5 Ways That Pricing Externalities Supports the Transition to a Circular Economy

Climate, Scope 3, Sustainability, Technology
3 Min Read -
Posted July 19, 2023

A circular economy aims to minimize waste and resource depletion by designing products, materials, and systems that enable reuse, repair, remanufacturing and regeneration. Pricing externalities is a key mechanism that can support the transition to a circular economy.

Externalities refer to the costs or benefits of economic activities that are not reflected in the prices of goods or services. In the context of a circular economy, externalities often arise from the negative environmental impacts associated with resource extraction, production, consumption, and waste disposal. These impacts, such as pollution, resource depletion, and greenhouse gas emissions, are typically not accounted for in market prices.

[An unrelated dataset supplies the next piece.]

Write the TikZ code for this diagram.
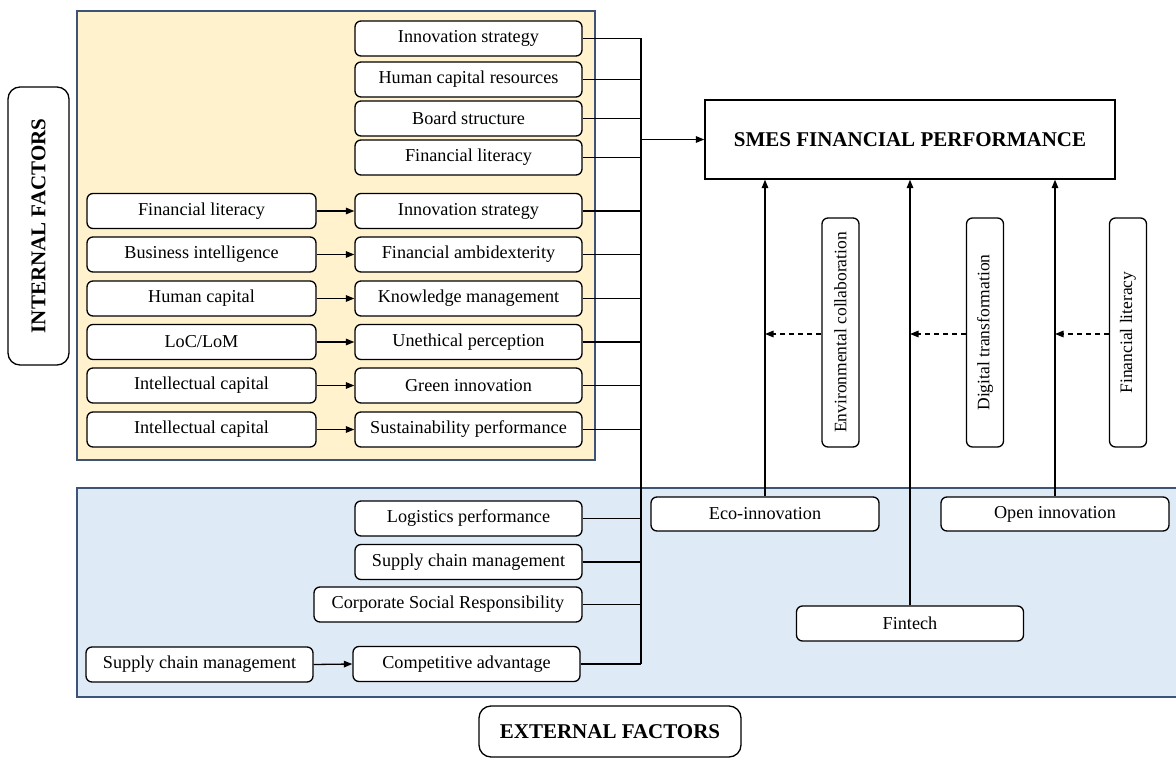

By pricing externalities, the true costs of resource use and waste generation can be internalized into the economic system ensuring the environmental costs associated with the production and consumption of goods and services are included in their market prices, creating economic incentives for more sustainable and circular practices.

Below are 5 ways that pricing externalities can support the transition to a circular economy:

1. Fosters innovation and technological development: Pricing externalities encourages the development of new technologies, processes, and business models that minimize waste and resource use. A linear model is driven by volume and consumption to generate revenue, and everyone wants more revenue. Circular business models are driven by value and performance offering revenue without volume throughput e.g. lighting as a service, air-conditioning as a service, even Boeing charging by the mile rather than selling engines to airlines.

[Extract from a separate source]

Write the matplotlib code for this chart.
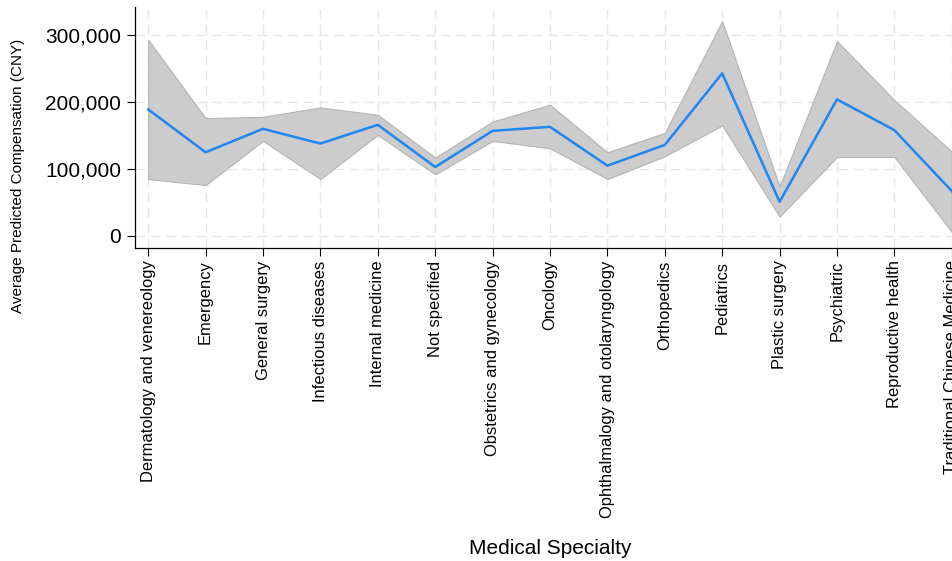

2. Encourages resource efficiency: When the environmental costs of resource extraction and depletion are factored into prices, businesses and consumers are motivated to use resources more efficiently. This can decrease waste generation, increase repurpose, repair, and reuse with recycling only as a last resort relieving pressure on extraction of finite resources.

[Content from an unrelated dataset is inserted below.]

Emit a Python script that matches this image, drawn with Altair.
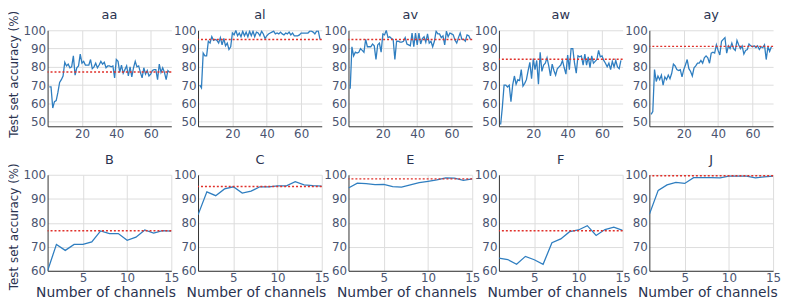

3. Promotes eco-design and sustainable production: By pricing externalities, the costs of pollution and environmental degradation caused by production processes can be incorporated into prices making it much more likely that businesses adopt cleaner and more sustainable production methods, invest in eco-design, and develop products that are easier to repair, upgrade, and recycle.

4. Supports the circular supply chain: Pricing externalities can drive changes throughout the entire supply chain. Suppliers and manufacturers are encouraged to adopt circular practices, such as using the waste and energy streams of adjacent businesses, incorporating recycled materials into new products, implementing closed-loop systems, and optimizing logistics to reduce waste and emissions.

5. Shifts consumer behaviour: When the true environmental costs are reflected in prices, many consumers are more likely to make informed and sustainable choices or choose to reduce overall consumption.